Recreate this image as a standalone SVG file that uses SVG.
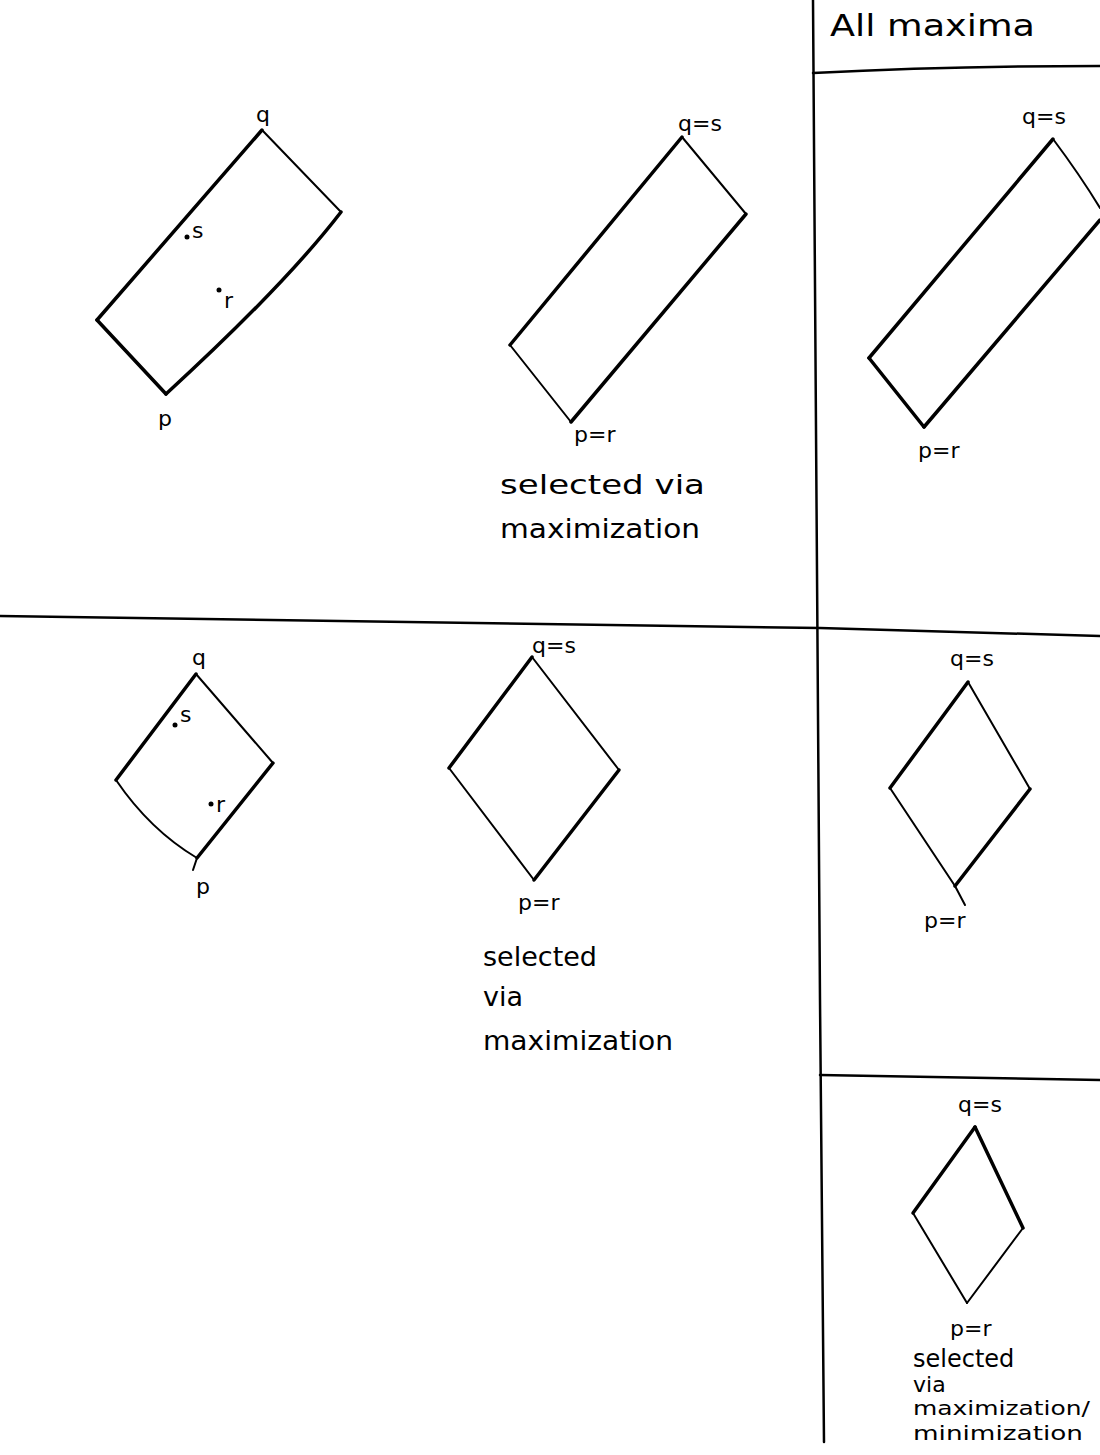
<svg xmlns="http://www.w3.org/2000/svg" width="1100" height="1455" viewBox="0 0 1100 1455">
<style>
.bg{fill:#ffffff}
.e{fill:none;stroke:#000;stroke-width:2;stroke-linecap:round;stroke-linejoin:round}
.t{fill:none;stroke:#000;stroke-width:3.5;stroke-linecap:round;stroke-linejoin:round}
.sep{fill:none;stroke:#000;stroke-width:2.5;stroke-linecap:round}
.lbl{font-family:"DejaVu Sans",sans-serif;font-size:22px;fill:#000}
.cap{font-family:"DejaVu Sans",sans-serif;font-size:27px;fill:#000}
.cap2{font-family:"DejaVu Sans",sans-serif;font-size:22px;fill:#000}
.dot{fill:#000}
</style>
<rect class="bg" x="0" y="0" width="1100" height="1455"/>

<g id="separators">
<path class="sep" d="M813,0 Q818,600 820,1000 Q822,1300 824,1442"/>
<path class="sep" d="M813,73 Q950,66 1100,66"/>
<path class="sep" d="M0,616 Q500,622 820,628 Q960,632 1100,636"/>
<path class="sep" d="M820,1075 Q960,1077 1100,1080"/>
</g>

<g id="header">
<text class="cap" x="830" y="36" style="font-size:30px" textLength="205" lengthAdjust="spacingAndGlyphs">All  maxima</text>
</g>

<g id="panel1">
<path class="t" d="M262,130 L97,320"/>
<path class="e" d="M262,130 L341,212"/>
<path class="t" d="M341,212 Q285,285 166,394"/>
<path class="t" d="M97,320 L166,394"/>
<text class="lbl" x="256" y="122">q</text>
<circle class="dot" cx="187" cy="237" r="2.5"/>
<text class="lbl" x="192" y="238">s</text>
<circle class="dot" cx="219" cy="290" r="2.5"/>
<text class="lbl" x="224" y="308">r</text>
<text class="lbl" x="158" y="426">p</text>
</g>

<g id="panel2">
<path class="t" d="M682,137 L510,345"/>
<path class="e" d="M682,137 L746,214"/>
<path class="t" d="M746,214 L571,422"/>
<path class="e" d="M510,345 L571,422"/>
<text class="lbl" x="678" y="131">q=s</text>
<text class="lbl" x="574" y="442">p=r</text>
<text class="cap" x="500" y="494" textLength="205" lengthAdjust="spacingAndGlyphs">selected  via</text>
<text class="cap" x="500" y="538" textLength="200" lengthAdjust="spacingAndGlyphs">maximization</text>
</g>

<g id="panel3">
<path class="t" d="M1053,139 L869,358"/>
<path class="e" d="M1053,139 Q1080,175 1100,208"/>
<path class="t" d="M1100,220 L924,427"/>
<path class="t" d="M869,358 L924,427"/>
<text class="lbl" x="1022" y="124">q=s</text>
<text class="lbl" x="918" y="458">p=r</text>
</g>

<g id="panel4">
<path class="t" d="M196,674 L116,780"/>
<path class="e" d="M196,674 L273,763"/>
<path class="t" d="M273,763 L197,858"/>
<path class="e" d="M116,780 Q150,830 197,858 L193,870"/>
<text class="lbl" x="192" y="665">q</text>
<circle class="dot" cx="175" cy="725" r="2.5"/>
<text class="lbl" x="180" y="722">s</text>
<circle class="dot" cx="211" cy="804" r="2.5"/>
<text class="lbl" x="216" y="812">r</text>
<text class="lbl" x="196" y="894">p</text>
</g>

<g id="panel5">
<path class="t" d="M532,657 L449,768"/>
<path class="e" d="M532,657 L619,770"/>
<path class="t" d="M619,770 L534,880"/>
<path class="e" d="M449,768 L534,880"/>
<text class="lbl" x="532" y="653">q=s</text>
<text class="lbl" x="518" y="910">p=r</text>
<text class="cap" x="483" y="966">selected</text>
<text class="cap" x="483" y="1006">via</text>
<text class="cap" x="483" y="1050" textLength="190" lengthAdjust="spacingAndGlyphs">maximization</text>
</g>

<g id="panel6">
<path class="t" d="M968,682 L890,788"/>
<path class="e" d="M968,682 L1030,789"/>
<path class="t" d="M1030,789 L955,886"/>
<path class="e" d="M890,788 L955,886 L965,905"/>
<text class="lbl" x="950" y="666">q=s</text>
<text class="lbl" x="924" y="928">p=r</text>
</g>

<g id="panel7">
<path class="t" d="M975,1127 L913,1213"/>
<path class="t" d="M975,1127 L1023,1228"/>
<path class="e" d="M1023,1228 L967,1303"/>
<path class="e" d="M913,1213 L967,1303"/>
<text class="lbl" x="958" y="1112">q=s</text>
<text class="lbl" x="950" y="1336">p=r</text>
<text class="cap2" x="913" y="1367" style="font-size:24px">selected</text>
<text class="cap2" x="913" y="1392">via</text>
<text class="cap2" x="913" y="1415" style="font-size:19px" textLength="177" lengthAdjust="spacingAndGlyphs">maximization/</text>
<text class="cap2" x="913" y="1440" style="font-size:19px" textLength="170" lengthAdjust="spacingAndGlyphs">minimization</text>
</g>
</svg>
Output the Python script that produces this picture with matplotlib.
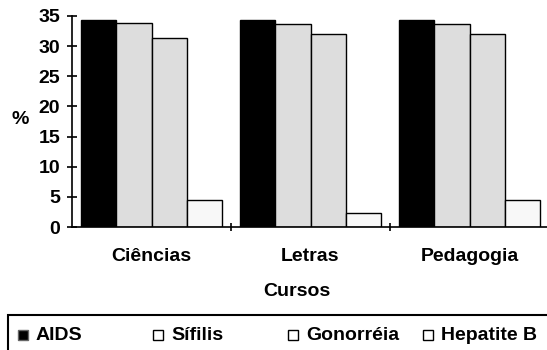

· · · · ·

TASK DIRECTIONS
Reproduce all of the material above word for word. Omit the pictures.

FINISHED ANSWER
Recreate this image as a standalone SVG file that uses SVG.
<svg xmlns="http://www.w3.org/2000/svg" width="1100" height="1455" viewBox="0 0 1100 1455">
<style>
.bg{fill:#ffffff}
.e{fill:none;stroke:#000;stroke-width:2;stroke-linecap:round;stroke-linejoin:round}
.t{fill:none;stroke:#000;stroke-width:3.5;stroke-linecap:round;stroke-linejoin:round}
.sep{fill:none;stroke:#000;stroke-width:2.5;stroke-linecap:round}
.lbl{font-family:"DejaVu Sans",sans-serif;font-size:22px;fill:#000}
.cap{font-family:"DejaVu Sans",sans-serif;font-size:27px;fill:#000}
.cap2{font-family:"DejaVu Sans",sans-serif;font-size:22px;fill:#000}
.dot{fill:#000}
</style>
<rect class="bg" x="0" y="0" width="1100" height="1455"/>

<g id="separators">
<path class="sep" d="M813,0 Q818,600 820,1000 Q822,1300 824,1442"/>
<path class="sep" d="M813,73 Q950,66 1100,66"/>
<path class="sep" d="M0,616 Q500,622 820,628 Q960,632 1100,636"/>
<path class="sep" d="M820,1075 Q960,1077 1100,1080"/>
</g>

<g id="header">
<text class="cap" x="830" y="36" style="font-size:30px" textLength="205" lengthAdjust="spacingAndGlyphs">All  maxima</text>
</g>

<g id="panel1">
<path class="t" d="M262,130 L97,320"/>
<path class="e" d="M262,130 L341,212"/>
<path class="t" d="M341,212 Q285,285 166,394"/>
<path class="t" d="M97,320 L166,394"/>
<text class="lbl" x="256" y="122">q</text>
<circle class="dot" cx="187" cy="237" r="2.5"/>
<text class="lbl" x="192" y="238">s</text>
<circle class="dot" cx="219" cy="290" r="2.5"/>
<text class="lbl" x="224" y="308">r</text>
<text class="lbl" x="158" y="426">p</text>
</g>

<g id="panel2">
<path class="t" d="M682,137 L510,345"/>
<path class="e" d="M682,137 L746,214"/>
<path class="t" d="M746,214 L571,422"/>
<path class="e" d="M510,345 L571,422"/>
<text class="lbl" x="678" y="131">q=s</text>
<text class="lbl" x="574" y="442">p=r</text>
<text class="cap" x="500" y="494" textLength="205" lengthAdjust="spacingAndGlyphs">selected  via</text>
<text class="cap" x="500" y="538" textLength="200" lengthAdjust="spacingAndGlyphs">maximization</text>
</g>

<g id="panel3">
<path class="t" d="M1053,139 L869,358"/>
<path class="e" d="M1053,139 Q1080,175 1100,208"/>
<path class="t" d="M1100,220 L924,427"/>
<path class="t" d="M869,358 L924,427"/>
<text class="lbl" x="1022" y="124">q=s</text>
<text class="lbl" x="918" y="458">p=r</text>
</g>

<g id="panel4">
<path class="t" d="M196,674 L116,780"/>
<path class="e" d="M196,674 L273,763"/>
<path class="t" d="M273,763 L197,858"/>
<path class="e" d="M116,780 Q150,830 197,858 L193,870"/>
<text class="lbl" x="192" y="665">q</text>
<circle class="dot" cx="175" cy="725" r="2.5"/>
<text class="lbl" x="180" y="722">s</text>
<circle class="dot" cx="211" cy="804" r="2.5"/>
<text class="lbl" x="216" y="812">r</text>
<text class="lbl" x="196" y="894">p</text>
</g>

<g id="panel5">
<path class="t" d="M532,657 L449,768"/>
<path class="e" d="M532,657 L619,770"/>
<path class="t" d="M619,770 L534,880"/>
<path class="e" d="M449,768 L534,880"/>
<text class="lbl" x="532" y="653">q=s</text>
<text class="lbl" x="518" y="910">p=r</text>
<text class="cap" x="483" y="966">selected</text>
<text class="cap" x="483" y="1006">via</text>
<text class="cap" x="483" y="1050" textLength="190" lengthAdjust="spacingAndGlyphs">maximization</text>
</g>

<g id="panel6">
<path class="t" d="M968,682 L890,788"/>
<path class="e" d="M968,682 L1030,789"/>
<path class="t" d="M1030,789 L955,886"/>
<path class="e" d="M890,788 L955,886 L965,905"/>
<text class="lbl" x="950" y="666">q=s</text>
<text class="lbl" x="924" y="928">p=r</text>
</g>

<g id="panel7">
<path class="t" d="M975,1127 L913,1213"/>
<path class="t" d="M975,1127 L1023,1228"/>
<path class="e" d="M1023,1228 L967,1303"/>
<path class="e" d="M913,1213 L967,1303"/>
<text class="lbl" x="958" y="1112">q=s</text>
<text class="lbl" x="950" y="1336">p=r</text>
<text class="cap2" x="913" y="1367" style="font-size:24px">selected</text>
<text class="cap2" x="913" y="1392">via</text>
<text class="cap2" x="913" y="1415" style="font-size:19px" textLength="177" lengthAdjust="spacingAndGlyphs">maximization/</text>
<text class="cap2" x="913" y="1440" style="font-size:19px" textLength="170" lengthAdjust="spacingAndGlyphs">minimization</text>
</g>
</svg>
Output the Python script that produces this picture with matplotlib.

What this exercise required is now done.